One strategy that I have heard mentioned in numerous workshops is to, “Analyze the data from different classes, figure out which teacher did the best job on a particular concept, and then try to replicate what that teacher did in her class.” I have two issues with this. First, when student data differ across classes, how do we figure out what it was in the higher-achieving classes that led to higher scores? Was it the examples used? Was it the one-on-one time the teachers built in? Was it exemplary class management skills? Was it the fact that two teachers taught the lesson in the morning, when students were alert, and everyone else taught it right after lunch?

Second, while the data shown on overheads in the training workshops always clearly document one class of students doing better than the others (one class has an average 15 points higher than the others, with no students scoring below 80, while a third of the students in the other classes are hovering around 60), it has been my experience that student data across most classrooms are considerably more ambiguous. The differences between most classes in most schools tend to be pretty marginal, without clear patterns that jump off the Excel spreadsheet, making it difficult to draw quick and valid interpretations.

So, if simply analyzing data is not enough, then what is? In order to fill in the missing second phase in the Underpants Gnomes’ plan, we have to ask, and attempt to answer, the kinds of questions that explicitly connect the dots between teaching and learning. What does effective instruction look like? What specific instructional practices led to specific student learning outcomes? Was whole-class instruction superior to small group work, or vice versa? What were the right topics to focus on during one-on-one conferencing? Was it better to start the lesson with an open-ended question or a step-by-step analysis of a solved problem?

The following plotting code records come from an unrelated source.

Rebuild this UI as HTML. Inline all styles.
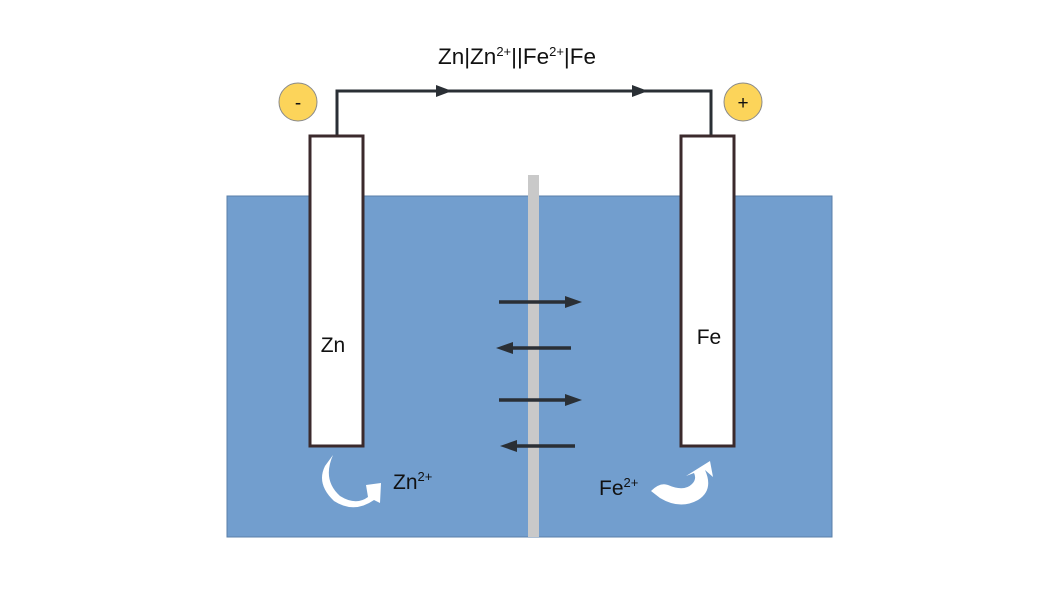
<!DOCTYPE html>
<html><head><meta charset="utf-8"><style>html,body{margin:0;padding:0;background:#fff}svg{display:block}</style></head>
<body>
<svg width="1058" height="595" viewBox="0 0 1058 595" xmlns="http://www.w3.org/2000/svg" font-family="Liberation Sans, sans-serif">
<rect x="227" y="196" width="605" height="341" fill="#729ece" stroke="#5a7fa8" stroke-width="1"/>
<rect x="528" y="175" width="11" height="362" fill="#c9c9c9"/>
<path d="M337,136 V91 H711 V136" fill="none" stroke="#2a2f35" stroke-width="3"/>
<path d="M436,85 L452,91 L436,97 Z" fill="#2a2f35"/>
<path d="M632,85 L648,91 L632,97 Z" fill="#2a2f35"/>
<circle cx="298" cy="102" r="19" fill="#fcd45a" stroke="#8a8a8a" stroke-width="1"/>
<text x="298" y="109" font-size="19" text-anchor="middle" fill="#111">-</text>
<circle cx="743" cy="102" r="19" fill="#fcd45a" stroke="#8a8a8a" stroke-width="1"/>
<text x="743" y="109" font-size="19" text-anchor="middle" fill="#111">+</text>
<text x="517" y="64" font-size="22.5" text-anchor="middle" fill="#111">Zn|Zn<tspan font-size="13" dy="-8">2+</tspan><tspan dy="8">||Fe</tspan><tspan font-size="13" dy="-8">2+</tspan><tspan dy="8">|Fe</tspan></text>
<rect x="310" y="136" width="53" height="310" fill="#fff" stroke="#3b2a2c" stroke-width="3"/>
<rect x="681" y="136" width="53" height="310" fill="#fff" stroke="#3b2a2c" stroke-width="3"/>
<text x="333" y="352" font-size="21" text-anchor="middle" fill="#111">Zn</text>
<text x="709" y="344" font-size="21" text-anchor="middle" fill="#111">Fe</text>
<line x1="499" y1="302" x2="568" y2="302" stroke="#2a2f35" stroke-width="3.5"/>
<path d="M565,296 L582,302 L565,308 Z" fill="#2a2f35"/>
<line x1="571" y1="348" x2="510" y2="348" stroke="#2a2f35" stroke-width="3.5"/>
<path d="M513,342 L496,348 L513,354 Z" fill="#2a2f35"/>
<line x1="499" y1="400" x2="568" y2="400" stroke="#2a2f35" stroke-width="3.5"/>
<path d="M565,394 L582,400 L565,406 Z" fill="#2a2f35"/>
<line x1="575" y1="446" x2="514" y2="446" stroke="#2a2f35" stroke-width="3.5"/>
<path d="M517,440 L500,446 L517,452 Z" fill="#2a2f35"/>
<path d="M333,455 Q322,480 340,496 Q356,506 368,497 L366,485 L381,483 L380,503 L374,500 Q354,514 334,501 Q316,484 325,466 Z" fill="#fff"/>
<path d="M705,470 Q714,490 698,500 Q680,510 660,498 L651,491 Q660,482 668,485 Q684,492 692,484 Q697,479 694,473 L686,476 L710,461 L713,477 Z" fill="#fff"/>
<text x="393" y="489" font-size="21" fill="#111">Zn<tspan font-size="13" dy="-8">2+</tspan></text>
<text x="599" y="495" font-size="21" fill="#111">Fe<tspan font-size="13" dy="-8">2+</tspan></text>
</svg>
</body></html>
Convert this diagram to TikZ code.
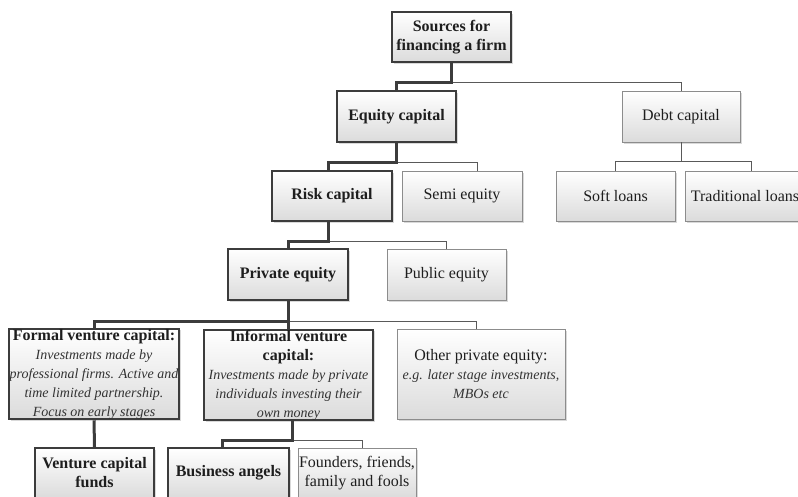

Data collection and data analysis are important first steps in the process of pedagogical improvement. The meat of the work, however, lies in identifying and replicating those practices that are most effective in and most tied to raising student achievement.

So how do we do this?

Building trust and a sense of community within a group is the beginning. Making collaboration—and data collection and data analysis—a regular way of doing business is critical, along with developing a collective sense of ownership of student results. But beyond that, teachers must collectively become students of the craft, identifying ways to investigate the connection between teaching and learning. Visiting each others’ classrooms on a regular basis is an excellent strategy, along with action research projects or lesson study initiatives. Teachers can video tape themselves teaching, and then meet as a group to discuss the ways in which students respond to specific instructional practices. Book study groups can explore the strategies in Marzano’s What Works. Administrators can engage their faculties in building-wide discussions of instructional effectiveness by collecting and disseminating instructional data using walkthrough tools.

My point is that the work of professional learning teams must go beyond basic data collection and analysis practices if we expect to use the PLC model as a vehicle for substantive student learning improvements. Collaboration is the way in which we should be doing business, make no mistake. But the details of that business—the specific activities of professional learning teams, the topics on which they choose to focus their time and conversations—must progress to an inquiry-oriented focus on the relationship between instructional practices and student achievement. To do otherwise is to fall prey to the same thinking as those silly gnomes, expecting underpants to magically turn into profits.